In that place of gilded surfers and sun-bleached blondes, Ike looked into the shadows. He found parties that drifted towards pointless violence and joyless violations, highs that he might never come down from - and a sea of old hatreds that was wilder, deeper - and deadlier - than the ocean.

'Unique, colourful, suspenseful and mysterious. A very fine writing debut.'     Joseph Wambaugh

I first read this book maybe thirty years ago and decided it was a keeper. While details of the book have vanished from my memory over the years, and indeed probably in the month or so since I read it for a second time, there's an affection, connection and power that keeps me attached to the book.

Innocent boy, plunges headlong into darkness in search of some answers to his sister's disappearance, gets temporarily corrupted and just about escapes intact, scarred and probably a lot older than his years. I'm instantly reminded of Newton Thornburg's fantastic book, To Die in California, where hick farmer David Hook ventures into the belly of the beast for answers to his son's alleged suicide.

Nunn writes fantastically about the ocean, its power and moods, the attraction of its dangerous swells, the mastery of the surfers trying to temporarily conquer it. I'm incapable of articulating just how beautiful and powerful his writing is. You feel as if you are present and part of the scene. Haunting and totally mesmerising.

In addition to the depiction of the sea and the whole surfing culture, there's also the town of Huntingdon Beach itself ... a magnet for waifs and strays, not sure what they are looking for but finding something - drugs, joyless sex, victimhood, exploitation and in the case of Ike Tucker's sister something more permanent. The town attracts newcomers like a bright, shiny jewel, but behind the facade lies sleaze and decay and bitterness and loss and violence and pain.

There's a counter-culture to the surfers with an opposing biker set, and a rivalry founded in another death. Preston, a biker. Hound, a surfer. Both affected by the death of Hound's sister years ago. Former brothers, now enemies.

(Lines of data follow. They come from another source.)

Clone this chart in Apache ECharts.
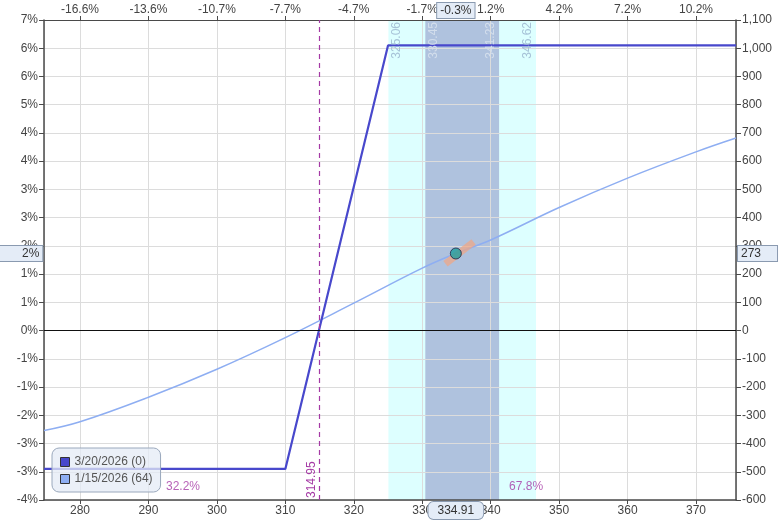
<!DOCTYPE html>
<html><head><meta charset="utf-8">
<script src="https://cdn.jsdelivr.net/npm/echarts@6/dist/echarts.min.js"></script>
<style>html,body{margin:0;padding:0;background:#fff}#c{width:780px;height:520px}</style>
</head><body><div id="c"></div>
<script>
// ---- data ----
const xTicks = [280, 290, 300, 310, 320, 330, 340, 350, 360, 370];
const topTickLabels = ['-16.6%', '-13.6%', '-10.7%', '-7.7%', '-4.7%', '-1.7%', '1.2%', '4.2%', '7.2%', '10.2%'];
const yTicks = [-600, -500, -400, -300, -200, -100, 0, 100, 200, 300, 400, 500, 600, 700, 800, 900, 1000, 1100];
const leftTickLabels = ['-4%', '-3%', '-3%', '-2%', '-1%', '-1%', '0%', '1%', '1%', '2%', '3%', '3%', '4%', '4%', '5%', '6%', '6%', '7%'];
const xRange = [274.74, 375.84];

const seriesNames = ['3/20/2026 (0)', '1/15/2026 (64)'];
const expiryPrices = [274.74, 310, 325, 375.84];
const expiryPnL = [-490, -490, 1010, 1010];
const t0Prices = [274.74, 280, 290, 300, 310, 320, 330, 334.91, 340, 350, 360, 370, 375.84];
const t0PnL = [-354, -323, -236, -137, -25, 97, 221, 273, 321, 436, 540, 633, 682];

const outerBand = [325.06, 346.62];
const innerBand = [330.45, 341.23];
const breakeven = 314.95;
const currentPrice = 334.91;
const currentPnL = 273;
const topPointerLabel = '-0.3%';
const leftPointerLabel = '2%';
const deltaBarX = [333.4, 337.5];
const deltaBarY = [237, 314];
const probLabels = ['32.2%', '67.8%'];
const probX = [295.05, 345.17];
const probY = [-554, -554];

// ---- chart ----
const FONT = 'Liberation Sans, Arial, sans-serif';
const AX = '#4a4a4a';
const LBL = '#444';
const GRIDC = '#dcdcdc';
const PURPLE = '#a53aa5';

const chart = echarts.init(document.getElementById('c'), null, {renderer: 'canvas'});

function ptrLabel(fmt, radius, padding) {
  return {
    show: true, formatter: fmt, color: '#333', fontFamily: FONT, fontSize: 12,
    backgroundColor: '#e4ecf7', borderColor: '#8a9ab0', borderWidth: 1,
    borderRadius: radius, padding: padding, margin: 2
  };
}

const option = {
  animation: false,
  textStyle: {fontFamily: FONT},
  grid: {left: 44, right: 44, top: 20, bottom: 20, containLabel: false},
  legend: {
    data: seriesNames, orient: 'vertical', left: 52, top: 448,
    icon: 'rect', itemWidth: 9, itemHeight: 9, itemGap: 5,
    padding: [8, 8, 7, 8],
    backgroundColor: 'rgba(228,235,246,0.75)', borderColor: '#9aa8bc', borderWidth: 1, borderRadius: 7,
    itemStyle: {borderColor: '#333', borderWidth: 1},
    textStyle: {color: '#555', fontSize: 12, fontFamily: FONT}
  },
  xAxis: [
    {
      type: 'value', position: 'bottom', min: xRange[0], max: xRange[1], splitNumber: 10,
      axisLine: {show: true, onZero: false, lineStyle: {color: AX, width: 1.5}},
      axisTick: {show: true, length: 4, lineStyle: {color: AX}},
      axisLabel: {color: LBL, fontSize: 12, margin: 5, showMinLabel: false, showMaxLabel: false,
        formatter: v => (xTicks.indexOf(Math.round(v * 100) / 100) >= 0 ? String(v) : '')},
      splitLine: {show: true, lineStyle: {color: GRIDC, width: 1}},
      axisPointer: {show: true, status: 'show', value: currentPrice, triggerTooltip: false,
        lineStyle: {opacity: 0}, label: ptrLabel(() => currentPrice.toFixed(2), 5, [3, 9, 2, 9])}
    },
    {
      type: 'value', position: 'top', min: xRange[0], max: xRange[1], splitNumber: 10,
      axisLine: {show: true, onZero: false, lineStyle: {color: AX, width: 1}},
      axisTick: {show: true, length: 4, lineStyle: {color: AX}},
      axisLabel: {color: LBL, fontSize: 12, margin: 4, showMinLabel: false, showMaxLabel: false,
        formatter: v => { const i = xTicks.indexOf(Math.round(v * 100) / 100); return i >= 0 ? topTickLabels[i] : ''; }},
      splitLine: {show: false},
      axisPointer: {show: true, status: 'show', value: currentPrice, triggerTooltip: false,
        lineStyle: {opacity: 0}, label: ptrLabel(() => topPointerLabel, 0, [2, 3, 1, 3])}
    }
  ],
  yAxis: [
    {
      type: 'value', position: 'left', min: yTicks[0], max: yTicks[yTicks.length - 1], interval: 100,
      axisLine: {show: true, onZero: false, lineStyle: {color: AX, width: 1.5}},
      axisTick: {show: true, length: 5, lineStyle: {color: AX}},
      axisLabel: {color: LBL, fontSize: 12, margin: 6,
        formatter: v => { const i = yTicks.indexOf(v); return i >= 0 ? leftTickLabels[i] : ''; }},
      splitLine: {show: true, lineStyle: {color: GRIDC, width: 1}},
      axisPointer: {show: true, status: 'show', value: currentPnL, triggerTooltip: false,
        lineStyle: {opacity: 0}, label: ptrLabel(() => leftPointerLabel, 0, [2, 3, 1, 22])}
    },
    {
      type: 'value', position: 'right', min: yTicks[0], max: yTicks[yTicks.length - 1], interval: 100,
      axisLine: {show: true, onZero: false, lineStyle: {color: AX, width: 1.5}},
      axisTick: {show: true, length: 5, lineStyle: {color: AX}},
      axisLabel: {color: LBL, fontSize: 12, margin: 6,
        formatter: v => v.toLocaleString('en-US')},
      splitLine: {show: false},
      axisPointer: {show: true, status: 'show', value: currentPnL, triggerTooltip: false,
        lineStyle: {opacity: 0}, label: ptrLabel(() => String(currentPnL), 0, [2, 16, 1, 3])}
    }
  ],
  series: [
    {
      name: 'bands', type: 'line', data: [], silent: true,
      markArea: {
        silent: true, z: -1,
        data: [
          [{xAxis: outerBand[0], itemStyle: {color: '#ddffff'}}, {xAxis: outerBand[1]}],
          [{xAxis: innerBand[0], itemStyle: {color: '#afc2de'}}, {xAxis: innerBand[1]}]
        ]
      },
      markLine: {
        silent: true, symbol: 'none',
        lineStyle: {color: 'rgba(0,0,0,0)', width: 0},
        label: {show: true, color: '#a7c3d8', fontSize: 12, fontFamily: FONT, distance: 2,
          formatter: p => Number(p.value).toFixed(2)},
        data: [
          {xAxis: outerBand[0], label: {position: 'insideEndBottom'}},
          {xAxis: innerBand[0], label: {position: 'insideEndBottom', color: '#d3deec'}},
          {xAxis: innerBand[1], label: {position: 'insideEndTop', color: '#d3deec'}},
          {xAxis: outerBand[1], label: {position: 'insideEndTop'}}
        ]
      }
    },
    {
      name: 'ref', type: 'line', data: [], silent: true,
      markLine: {
        silent: true, symbol: 'none',
        data: [
          {yAxis: 0, lineStyle: {color: '#111', width: 1, type: 'solid'}, label: {show: false}},
          {xAxis: breakeven, lineStyle: {color: PURPLE, width: 1.2, type: [5, 4]},
            label: {show: true, position: 'insideStartTop', color: PURPLE, fontSize: 12, distance: 2,
              formatter: () => breakeven.toFixed(2)}}
        ]
      }
    },
    {
      name: seriesNames[1], type: 'line', smooth: 0.4, symbol: 'none',
      data: t0Prices.map((x, i) => [x, t0PnL[i]]),
      lineStyle: {color: '#8eaef2', width: 1.5}, itemStyle: {color: '#8eaef2'}
    },
    {
      name: seriesNames[0], type: 'line', symbol: 'none',
      data: expiryPrices.map((x, i) => [x, expiryPnL[i]]),
      lineStyle: {color: '#4848cc', width: 2.2}, itemStyle: {color: '#4848cc'}
    },
    {
      name: 'delta', type: 'line', symbol: 'none', silent: true, z: 3,
      data: deltaBarX.map((x, i) => [x, deltaBarY[i]]),
      lineStyle: {color: 'rgba(242,165,130,0.7)', width: 7, cap: 'butt'}
    },
    {
      name: 'current', type: 'scatter', symbol: 'circle', symbolSize: 11, z: 4, silent: true,
      data: [[currentPrice, currentPnL]],
      itemStyle: {color: '#1f9e9e', borderColor: '#224', borderWidth: 1}
    },
    {
      name: 'prob', type: 'scatter', symbolSize: 0, silent: true,
      data: probX.map((x, i) => ({value: [x, probY[i]], label: {formatter: probLabels[i]}})),
      label: {show: true, position: 'inside', color: PURPLE, fontSize: 12, fontFamily: FONT}
    }
  ]
};
chart.setOption(option);
</script>
</body></html>
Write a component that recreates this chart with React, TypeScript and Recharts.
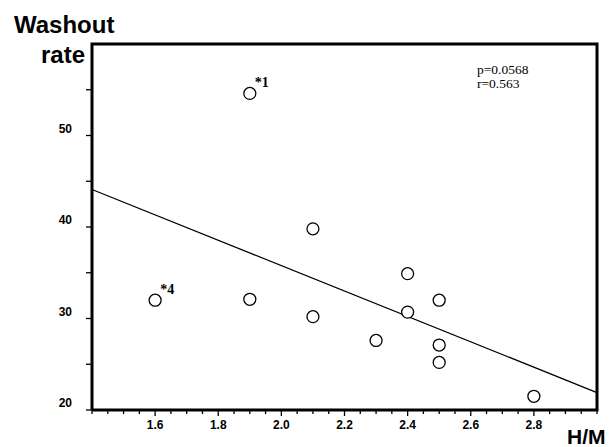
import React from 'react';
import {
  ScatterChart,
  Scatter,
  XAxis,
  YAxis,
  ReferenceLine,
} from 'recharts';

// H/M ratio vs washout rate
const hmValues = [1.6, 1.9, 1.9, 2.1, 2.1, 2.3, 2.4, 2.4, 2.5, 2.5, 2.5, 2.8];
const washoutValues = [32.0, 54.6, 32.1, 39.8, 30.2, 27.6, 34.9, 30.7, 32.0, 27.1, 25.2, 21.5];
const pointNotes = ['*4', '*1', '', '', '', '', '', '', '', '', '', ''];

// regression line end points
const fitX = [1.4, 3.0];
const fitY = [44.1, 21.9];

// plot frame (axis box) corners, in data units
const frameX = [1.4, 1.4, 3.0, 3.0, 1.4];
const frameY = [20, 60, 60, 20, 20];

const xTicks = [
  1.4, 1.45, 1.5, 1.55, 1.6, 1.65, 1.7, 1.75, 1.8, 1.85, 1.9, 1.95, 2.0, 2.05, 2.1, 2.15, 2.2,
  2.25, 2.3, 2.35, 2.4, 2.45, 2.5, 2.55, 2.6, 2.65, 2.7, 2.75, 2.8, 2.85, 2.9, 2.95, 3.0,
];
const xLabels = ['1.6', '1.8', '2.0', '2.2', '2.4', '2.6', '2.8'];
const yTicks = [20, 25, 30, 35, 40, 45, 50, 55];
const yLabels = ['20', '30', '40', '50'];

const statLines = ['p=0.0568', 'r=0.563'];

const SANS = '"Liberation Sans", Arial, sans-serif';
const SERIF = '"Liberation Serif", "Times New Roman", serif';

const findLabel = (labels: string[], v: number) =>
  labels.find(l => Math.abs(Number(l) - v) < 1e-6);

const XTick = (props: any) => {
  const { x, y, payload } = props;
  const label = findLabel(xLabels, payload.value);
  return (
    <g>
      <line x1={x} y1={y} x2={x} y2={y + (label ? 6 : 4)} stroke="#000" strokeWidth={1.3} />
      {label && (
        <text x={x} y={y + 19} textAnchor="middle" fontFamily={SANS} fontWeight="bold" fontSize={12} fill="#000">
          {label}
        </text>
      )}
    </g>
  );
};

const YTick = (props: any) => {
  const { x, y, payload } = props;
  const label = findLabel(yLabels, payload.value);
  return (
    <g>
      <line x1={x - 6} y1={y} x2={x} y2={y} stroke="#000" strokeWidth={1.3} />
      {label && (
        <text x={x - 20} y={y - 3} textAnchor="end" fontFamily={SANS} fontWeight="bold" fontSize={12} fill="#000">
          {label}
        </text>
      )}
    </g>
  );
};

const CirclePoint = (props: any) => {
  const { cx, cy, payload } = props;
  return (
    <g>
      <circle cx={cx} cy={cy} r={6} fill="#fff" stroke="#000" strokeWidth={1.3} />
      {payload.note && (
        <text x={cx + 5} y={cy - 6} fontFamily={SERIF} fontWeight="bold" fontSize={14} fill="#000">
          {payload.note}
        </text>
      )}
    </g>
  );
};

const NoDot = () => <g />;

const points = hmValues.map((x, i) => ({ x, y: washoutValues[i], note: pointNotes[i] }));
const frame = frameX.map((x, i) => ({ x, y: frameY[i] }));

const textBox = (extra: React.CSSProperties): React.CSSProperties => ({
  position: 'absolute',
  lineHeight: 1,
  whiteSpace: 'nowrap',
  color: '#000',
  ...extra,
});

export default function App() {
  return (
    <div style={{ position: 'absolute', left: 0, top: 0, width: 612, height: 447, background: '#fff' }}>
      {/* titles sit underneath the chart svg, which has a transparent background */}
      <div style={textBox({ left: 14, top: 12.7, fontFamily: SANS, fontWeight: 'bold', fontSize: 24 })}>
        Washout
      </div>
      <div style={textBox({ right: 612 - 85, top: 42.7, fontFamily: SANS, fontWeight: 'bold', fontSize: 24 })}>
        rate
      </div>
      <div style={textBox({ left: 567, top: 426.2, fontFamily: SANS, fontWeight: 'bold', fontSize: 21 })}>
        H/M
      </div>
      {statLines.map((s, i) => (
        <div key={s} style={textBox({ left: 477, top: 62.7 + i * 14, fontFamily: SERIF, fontSize: 13.5 })}>
          {s}
        </div>
      ))}
      <div style={{ position: 'absolute', left: 0, top: 0 }}>
        <ScatterChart width={612} height={447} margin={{ top: 44, right: 15, bottom: 7, left: 12 }}>
          <XAxis
            type="number"
            dataKey="x"
            domain={[1.4, 3.0]}
            ticks={xTicks}
            interval={0}
            height={30}
            axisLine={false}
            tickSize={0}
            tickMargin={0}
            tickLine={false}
            tick={<XTick />}
          />
          <YAxis
            type="number"
            dataKey="y"
            domain={[20, 60]}
            ticks={yTicks}
            interval={0}
            width={80}
            axisLine={false}
            tickSize={0}
            tickMargin={0}
            tickLine={false}
            tick={<YTick />}
          />
          <Scatter
            data={frame}
            line={{ stroke: '#000', strokeWidth: 3, fill: 'none' }}
            lineType="joint"
            shape={<NoDot />}
            isAnimationActive={false}
          />
          <ReferenceLine
            segment={[
              { x: fitX[0], y: fitY[0] },
              { x: fitX[1], y: fitY[1] },
            ]}
            stroke="#000"
            strokeWidth={1.3}
          />
          <Scatter data={points} shape={<CirclePoint />} isAnimationActive={false} />
        </ScatterChart>
      </div>
    </div>
  );
}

With Ike, they are the three focal points of the novel. At different times Ike gets close to both, still seeking his answers, still ignoring the warnings and the danger.

I was really swept up in the story. I feared for Ike, as he uncovered the history between Preston and Hound, I almost felt bereft and definitely incredibly sad at how things soured between the pair. At one time almost kings of the world they lived in. 

Kings fight, the sun sets and rises, the world moves on, sometimes the players do, sometimes not.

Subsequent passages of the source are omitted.